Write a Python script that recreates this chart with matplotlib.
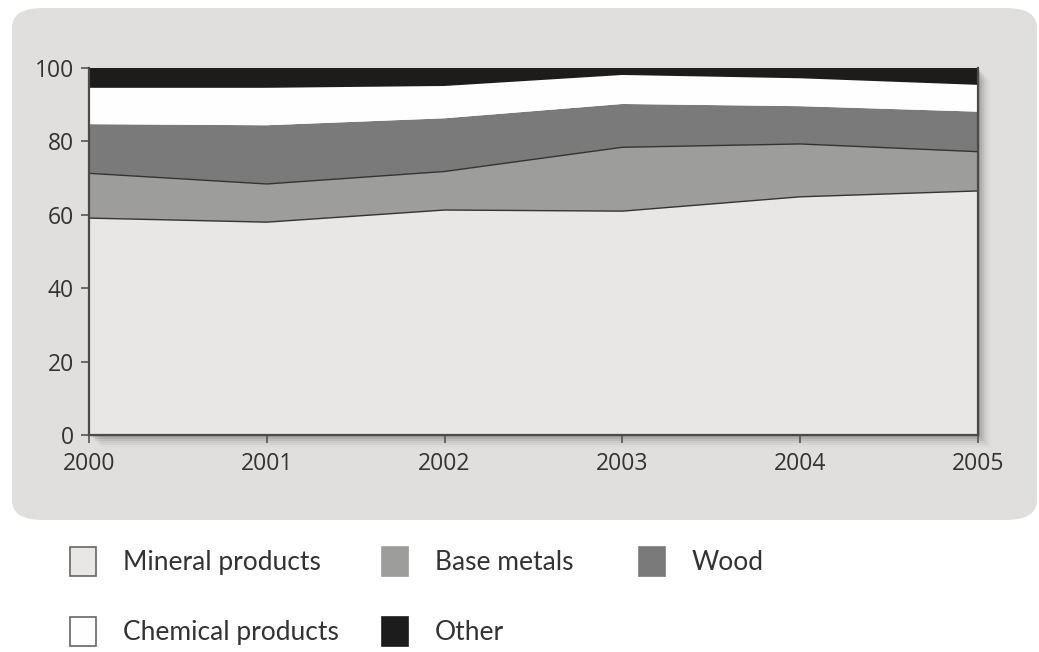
import numpy as np
import matplotlib.pyplot as plt
from matplotlib.patches import FancyBboxPatch, Rectangle, Patch

years = [2000, 2001, 2002, 2003, 2004, 2005]

mineral = [59.1, 58.0, 61.3, 61.0, 64.9, 66.5]
base_metals = [12.2, 10.4, 10.5, 17.4, 14.4, 10.7]
wood = [13.4, 16.0, 14.5, 11.8, 10.3, 10.9]
chemical = [9.9, 10.2, 8.8, 7.9, 7.6, 7.3]
other = [5.4, 5.4, 4.9, 1.9, 2.8, 4.6]

labels = ["Mineral products", "Base metals", "Wood", "Chemical products", "Other"]
colors = ["#e8e7e5", "#9d9e9c", "#7a7a7a", "#fefefe", "#1c1c1c"]

W, H = 1039, 652
fig = plt.figure(figsize=(W / 100, H / 100), dpi=100)
fig.patch.set_facecolor("white")

# grey rounded panel behind the chart
panel = FancyBboxPatch((12 / W, 132 / H), 1025 / W, 512 / H,
                       boxstyle="round,pad=0,rounding_size=0.03",
                       transform=fig.transFigure, facecolor="#e0dfdd",
                       edgecolor="none", zorder=0)
fig.patches.append(panel)

x0, x1, y0, y1 = 89, 978, 217, 584
# soft shadow right/bottom of the plot
for i, a in enumerate([0.10, 0.08, 0.06, 0.04, 0.03, 0.02]):
    off = 2 + 2 * i
    fig.patches.append(Rectangle(((x0 + off) / W, (y0 - off) / H),
                                 (x1 - x0) / W, (y1 - y0) / H,
                                 transform=fig.transFigure, facecolor="black",
                                 alpha=a, edgecolor="none", zorder=1))

ax = fig.add_axes([x0 / W, y0 / H, (x1 - x0) / W, (y1 - y0) / H])
ax.set_zorder(2)

series = [mineral, base_metals, wood, chemical, other]
ax.stackplot(years, series, colors=colors, edgecolor="none", linewidth=0)
cum = np.cumsum(series, axis=0)
ax.plot(years, cum[0], color="#333333", lw=1)
ax.plot(years, cum[1], color="#333333", lw=1)

ax.set_xlim(2000, 2005)
ax.set_ylim(0, 100)
ax.set_xticks(years)
ax.set_yticks([0, 20, 40, 60, 80, 100])

for s in ["left", "bottom", "right"]:
    ax.spines[s].set_color("#4a4a4a")
    ax.spines[s].set_linewidth(1.6)
ax.spines["top"].set_visible(False)

ax.tick_params(axis="both", direction="out", length=6, width=1.2,
               color="#555555", labelcolor="#333333", labelsize=16.5)
ax.tick_params(axis="y", pad=5)
ax.tick_params(axis="x", pad=6)
for t in ax.get_xticklabels() + ax.get_yticklabels():
    t.set_fontfamily("Open Sans")

# legend, one column at a time
cols = [[0, 3], [1, 4], [2]]
col_x = [46, 358, 615]
for col, lx in zip(cols, col_x):
    handles = [Patch(facecolor=colors[i], edgecolor="#666666" if i in (0, 3) else colors[i],
                     linewidth=1.2) for i in col]
    leg = fig.legend(handles, [labels[i] for i in col],
                     loc="upper left", bbox_to_anchor=(lx / W, 1 - 523 / H),
                     frameon=False, handlelength=1.0, handleheight=1.3,
                     handletextpad=1.0, labelspacing=1.58,
                     prop={"family": "Lato", "size": 19})
    for t in leg.get_texts():
        t.set_color("#333333")

fig.savefig("out.png", dpi=100)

● **Objective**: Write out the data precisely as given, excluding the pictures.

● **Result for this task**:
Write a Python script that recreates this chart with matplotlib.
import numpy as np
import matplotlib.pyplot as plt
from matplotlib.patches import FancyBboxPatch, Rectangle, Patch

years = [2000, 2001, 2002, 2003, 2004, 2005]

mineral = [59.1, 58.0, 61.3, 61.0, 64.9, 66.5]
base_metals = [12.2, 10.4, 10.5, 17.4, 14.4, 10.7]
wood = [13.4, 16.0, 14.5, 11.8, 10.3, 10.9]
chemical = [9.9, 10.2, 8.8, 7.9, 7.6, 7.3]
other = [5.4, 5.4, 4.9, 1.9, 2.8, 4.6]

labels = ["Mineral products", "Base metals", "Wood", "Chemical products", "Other"]
colors = ["#e8e7e5", "#9d9e9c", "#7a7a7a", "#fefefe", "#1c1c1c"]

W, H = 1039, 652
fig = plt.figure(figsize=(W / 100, H / 100), dpi=100)
fig.patch.set_facecolor("white")

# grey rounded panel behind the chart
panel = FancyBboxPatch((12 / W, 132 / H), 1025 / W, 512 / H,
                       boxstyle="round,pad=0,rounding_size=0.03",
                       transform=fig.transFigure, facecolor="#e0dfdd",
                       edgecolor="none", zorder=0)
fig.patches.append(panel)

x0, x1, y0, y1 = 89, 978, 217, 584
# soft shadow right/bottom of the plot
for i, a in enumerate([0.10, 0.08, 0.06, 0.04, 0.03, 0.02]):
    off = 2 + 2 * i
    fig.patches.append(Rectangle(((x0 + off) / W, (y0 - off) / H),
                                 (x1 - x0) / W, (y1 - y0) / H,
                                 transform=fig.transFigure, facecolor="black",
                                 alpha=a, edgecolor="none", zorder=1))

ax = fig.add_axes([x0 / W, y0 / H, (x1 - x0) / W, (y1 - y0) / H])
ax.set_zorder(2)

series = [mineral, base_metals, wood, chemical, other]
ax.stackplot(years, series, colors=colors, edgecolor="none", linewidth=0)
cum = np.cumsum(series, axis=0)
ax.plot(years, cum[0], color="#333333", lw=1)
ax.plot(years, cum[1], color="#333333", lw=1)

ax.set_xlim(2000, 2005)
ax.set_ylim(0, 100)
ax.set_xticks(years)
ax.set_yticks([0, 20, 40, 60, 80, 100])

for s in ["left", "bottom", "right"]:
    ax.spines[s].set_color("#4a4a4a")
    ax.spines[s].set_linewidth(1.6)
ax.spines["top"].set_visible(False)

ax.tick_params(axis="both", direction="out", length=6, width=1.2,
               color="#555555", labelcolor="#333333", labelsize=16.5)
ax.tick_params(axis="y", pad=5)
ax.tick_params(axis="x", pad=6)
for t in ax.get_xticklabels() + ax.get_yticklabels():
    t.set_fontfamily("Open Sans")

# legend, one column at a time
cols = [[0, 3], [1, 4], [2]]
col_x = [46, 358, 615]
for col, lx in zip(cols, col_x):
    handles = [Patch(facecolor=colors[i], edgecolor="#666666" if i in (0, 3) else colors[i],
                     linewidth=1.2) for i in col]
    leg = fig.legend(handles, [labels[i] for i in col],
                     loc="upper left", bbox_to_anchor=(lx / W, 1 - 523 / H),
                     frameon=False, handlelength=1.0, handleheight=1.3,
                     handletextpad=1.0, labelspacing=1.58,
                     prop={"family": "Lato", "size": 19})
    for t in leg.get_texts():
        t.set_color("#333333")

fig.savefig("out.png", dpi=100)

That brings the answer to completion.